A 95% confidence interval

$\hat{p} \pm [2] \sqrt{\hat{p}(1-\hat{p})/n}$

A confidence interval that is wider than the 95% confidence interval

$\hat{p} \pm [2] \sqrt{.5(1-.5)/n}$

or, more simply,

$\hat{p} \pm [2] \cdot \left(0.5/\sqrt{n} \right)$

Use this wider interval for sample size calculations.

### Sample size planning summary

Sample mean 95% confidence interval

$\bar{x} \pm [2] \sigma/\sqrt{n}$

To plan a study with a margin of error $$m$$, you solve for $$n$$

$n = \left( \frac{[2] \cdot \sigma}{m} \right)^2$

Change the $$[2]$$ for different confidence.

Sample proportion 95% confidence interval

$\hat{p} \pm [2] \sqrt{\hat{p}(1-\hat{p})/n}$

To plan a study with a margin of error $$m$$, you solve for $$n$$

$n = \left( \frac{[2] \cdot 0.5}{m} \right)^2$

Change the $$[2]$$ for different confidence.

### Examples

What sample size of U.S. adults do you need, if you would like to estimate the proportion of U.S. adults who are “pro-choice” with a 2.5% margin of error (at the 95% level)?

(on board)

What sample size of U.S. adults do you need, if you would like to estimate the proportion of U.S. adults who are “pro-choice” with a 2.5% margin of error (at the 99.7% level)?

(on board)

### A cold read exercise

Can I have two volunteers to read from a script?

(Time permitting.)

### A dialogue

Person: Can you give me an interval that will contain $$\mu$$ with 95% probability?

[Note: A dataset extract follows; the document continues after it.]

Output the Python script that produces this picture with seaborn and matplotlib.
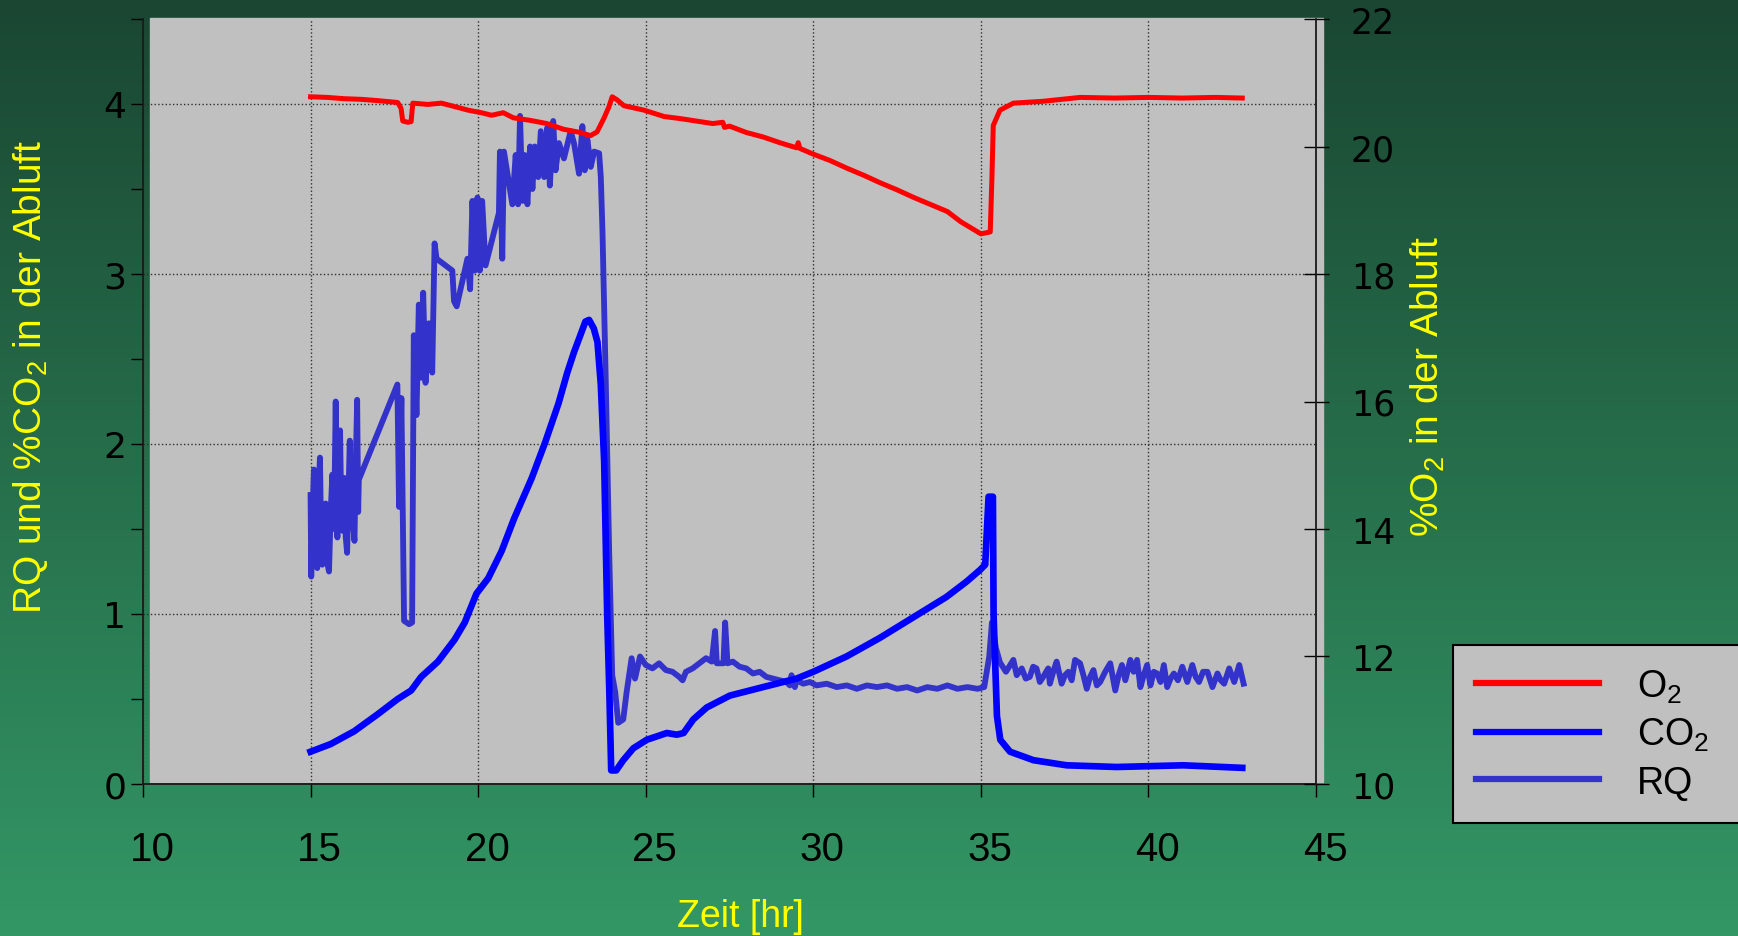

Stat F: Sure, I can give you a confidence interval. Over 100 replications of your experiment, 95% of the confidence intervals with contain $$\mu$$.

Person: Sorry, I misspoke. I want to perform one experiment, calculate an interval, and know that there is a 95% chance that $$\mu$$ is in that interval.

Stat F: [as a smarty-pants] Ah! I see that you have a common misconception of what a confidence interval is. Let me try to explain it again…

### A dialogue

Person: [interrupting, frustrated] No, no, no. I am smart person who understood what you said. It is, however, clear to me that you do not understand what I am asking …

[Enter Statistician B]

Stat B: Hi! I overheard you talking to my colleague that you want an interval that will contain $$\mu$$ with 95% probability?

Person: Yes! Finally, a statistician who understands what I am asking!

### A dialogue

Stat F: [freaked out] Wait! Stop! He is the devil!

Person: [confused] What, why?

Stat F: He will use calculus and computer programming!

Person: [confused stare] ?

Stat F: He will make you specify how you expect your experiment to turn out!

Person: [confused] Wouldn't you ask me the same questions for a sample size calculation?

### A dialogue

Stat F: Yes, but he will actually use your opinions instead of ignoring them like I do! Your result might not be objective! It might be influenced by what you believe!

Person: [confused stare] ?

Stat B: Ah, my dear colleague, but I will answer the question that is asked instead of insisting on answering a different question.

Stat B: We do not want what you are selling. Be gone!

[Stat F is so frustrated as to die an exaggerated theatrical death.]